Wishing Won’t Make It So

It would be nice if we could count on the honesty of our public figures and not read about congressmen whose ice chests seem to conceal thousands of dollars.


For a cover story a few weeks ago, Style asked 29 Richmonders what they wished for our city in the new year. The answers were insightful and optimistic. But while Richmond has its own problems, we live in a larger culture that could truly use some help next year. Let’s dream:

It would be wonderful if violence — on television, in films, in video games, in public life and in our personal relations — didn’t seem to be our predominant method of solving any problem or disagreement.

Take the TV commercial for a fast mobile broadband: The characters seem to believe that hitting each other is a way to prove the superiority of their choice. Take the movie “Commando” that I stumbled onto one evening at 7 on American Movie Classics. The star of the film seemed to be the AK-47, which crackled so much it was impossible to count the casualties.
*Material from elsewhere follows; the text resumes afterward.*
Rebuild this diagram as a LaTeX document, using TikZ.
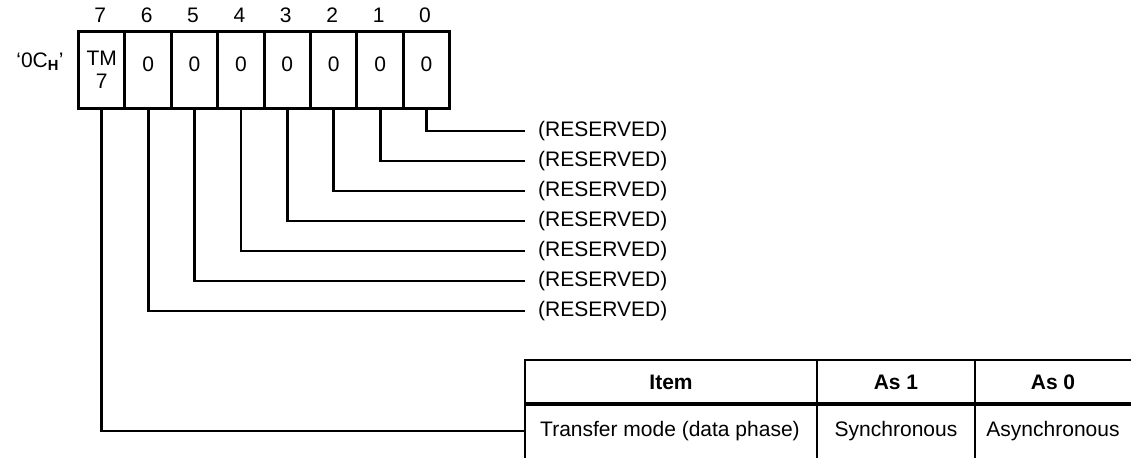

The very real violence in the nation’s public life reached its weird 2006 zenith in the cruel killings of the Amish children in our own country, and abroad in Iraq and in the poisoning of Alexander Litvinenko, a former Russian spy and longtime critic of Russian President Vladimir Putin. Poisoning? Back to the Medicis!

It would be fine if Congress would raise the minimum wage from $5.15 to something a family with hard-working parents could live on. It’s hard to figure how anyone — let alone a family — could live on the $10,712 that would add up to in a year of work. In fact, The New York Times tells us that this pay would largely go to “dishwashers, short-order cooks, farm workers, ushers, baggage porters,” and that this sum is $5,000 below the poverty line. Even if the federal minimum wage should be raised to the proposed $7.25, who would like to try to live on that pay?

I could wish that we would seriously think about mass transit, using much less gasoline, doing a bit against global warming and making travel comfortable again. Instead, we seem to be destroying Amtrak and to be crowding passengers into planes with small seats and narrow aisles, while those on the other side of the income divide often travel on private jets.

And let’s oppose those drug manufacturers that don’t want the government to have the authority to negotiate prices under the Medicare drug program. They certainly lobby against our right to buy inexpensive medicines from Canada. Why should 100 four-milligram doses of coumadin, for example, cost us as much as $93.86, while the Canadians pay only $52? The American taxpayer has already paid for much of the research. Perhaps Wal-Mart is on the right track with its $4 prescription charges. Let’s watch.

It would be nice if we could count on the honesty of our public figures and not read about congressmen whose ice chests seem to conceal thousands of dollars, who would apparently sell their votes for a golf trip to a resort. Thomas Frank’s New York Times article, “What Is K Street’s Project?” tells us the lobbying industry’s “insults to democracy just keep mounting: the mass exodus to the pharmaceutical lobby of the people who wrote the prescription drug benefit, for example. … or the well-known emblems of the rot: Bob Ney’s golf weekend in Scotland, … Rick Santorum’s Tuesday morning lobbyist parleys.”

It would be wonderful if we would hold our elections with a method that didn’t leave us afraid that many votes had disappeared into a computer glitch. Today we are left to wonder who would have been elected in November in the district in Florida where 18,000 votes were “lost” without any paper backup, and where, in that district, the winner came away with only 369 recorded votes more than the loser — this, six years after the Florida mess-up in the 2000 presidential election.

And I could wish we would stop our obsession with other people’s sex lives. Are they gay or are they straight? It’s none of my business.

There’s a lot to do in 2007. Let’s get to work.

Here’s to a happier and kinder New Year. S

Rozanne Epps is copy chief at Style Weekly and editor of the Back Page.

Opinions expressed on the Back Page are those of the writer and not necessarily those of Style Weekly.